Folha de S. Paulo


Por atrocidades novas

Juro que tento achar temas diferentes sobre os quais escrever a cada semana, mas o esforço do governo, em particular do Ministério de Fazenda, na geração de atrocidades me obriga a voltar a assuntos que já deveriam estar devidamente relegados ao longínquo cemitério das ideias cretinas. Fossem ao menos atrocidades novas...

Refiro-me, é claro, à proposta de "técnicos do governo", caracteristicamente não identificados, de retirar do cálculo da inflação os preços dos alimentos "in natura" em face de "frequentes choques", identificados como o motivo por trás do desvio da inflação com relação à meta. A sugestão, como de hábito, está tão repleta de erros que parece ser feita de encomenda para ilustrar o problema, na (vã) esperança de que parem de vez com essa tolice.

Inflação, bem sabemos, é o aumento persistente do nível geral de preços. A definição é precisa, mas sua contrapartida empírica, nem tanto. Do ponto de vista teórico, quando nos referimos ao "nível geral de preços", temos em mente um mundo platônico em que há apenas um produto (conhecido como "PIB"), cujo preço pode ser facilmente medido e cuja evolução nos daria a taxa de inflação a cada período.

No mundo real, pleno de som e fúria, há múltiplos produtos, o que torna a análise bem mais complexa. Para simplificá-la, determinamos uma cesta de bens e serviços consumidos por uma família média (arroz, escola, dentista, aluguel, gasolina etc.), conforme estabelecido pela pesquisa periódica dos orçamentos familiares. A inflação é então definida como a média ponderada da variação de preços de cada produto na cesta, o que deve ficar claro com um exemplo simples.

Imagine que a cesta consista de apenas três produtos: alimentos, com peso 25%, serviços públicos, com peso 35%, e outros produtos, com peso 40%. Suponha também que o preço de alimentos aumente 2,5% em dado mês, enquanto as tarifas de serviços públicos permanecem constantes e demais produtos registram aumento de 0,9%. Nesse caso, a medida de inflação seria 1,0% (0,25*2,5% + 0,35*0% + 0,40*0,9%).

Na prática, o indicador oficial, o IPCA, engloba 373 produtos, mas o princípio é o mesmo.

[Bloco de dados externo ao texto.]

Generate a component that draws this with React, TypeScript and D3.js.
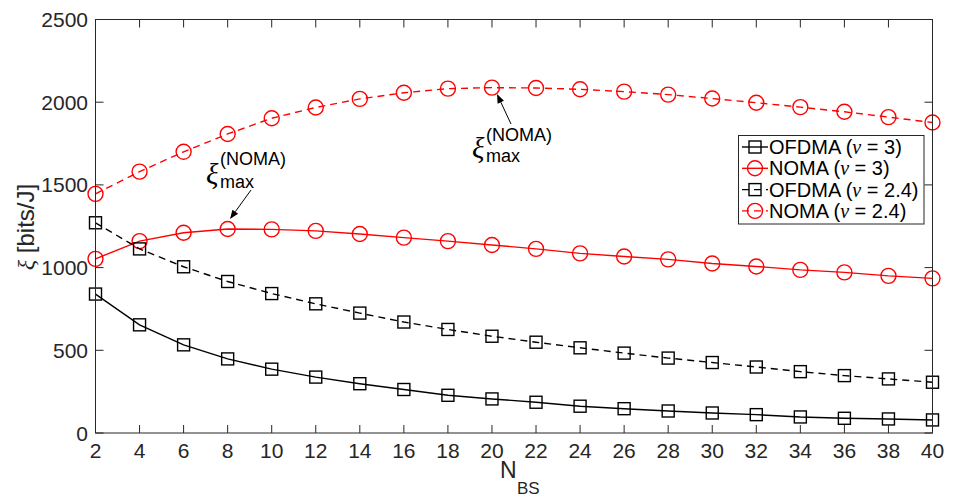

A cada mês, portanto, há produtos que aumentam mais do que a média ("pressionando" a inflação) e, óbvio, os que variam menos do que a média.

Destacar, assim, apenas os produtos cujos preços mais cresceram sem atentar para os que menos cresceram é, na melhor das hipóteses, uma visão desequilibrada e, na pior, desonesta, da manifestação do fenômeno inflacionário.

No caso em questão, os preços de alimentos consumidos no domicílio aumentaram bastante: 5,6% nos 12 meses até março. Por outro lado, os preços administrados pelo governo subiram bem menos: apenas 3,4%, refletindo o corte das tarifas de energia e o congelamento das passagens de ônibus, bem como a defasagem dos preços de combustíveis.

Descontados, porém, os efeitos de alimentos e tarifas no IPCA (6,1% no mesmo período), descobre-se que a inflação dos demais produtos atingiu nada menos do que 7,4%! Mesmo se descontássemos apenas os alimentos consumidos no domicílio, a inflação de tudo que não é alimento teria atingido 6,3%, também mais alta que a oficial.

Não há, pois, como afirmar que a inflação brasileira "resulta" dos preços de alimentos. Ela reflete pressões generalizadas que não se concentram num punhado de produtos, mas se espalham por uma gama extensa de bens e serviços muito além dos alimentos "in natura".

Assim, ignorar os preços de alimentos em nome de uma medida "mais realista" da inflação, além de deixar de lado parcela relevante dos bens consumidos pela população, em particular as camadas de renda menor, teria como resultado mostrar uma taxa de inflação ainda mais elevada (e, diga-se de passagem, provavelmente mais verdadeira).

Parece, portanto, que os formuladores da ideia nem sequer se deram ao trabalho de fazer contas. Alguém ainda se surpreende com isso?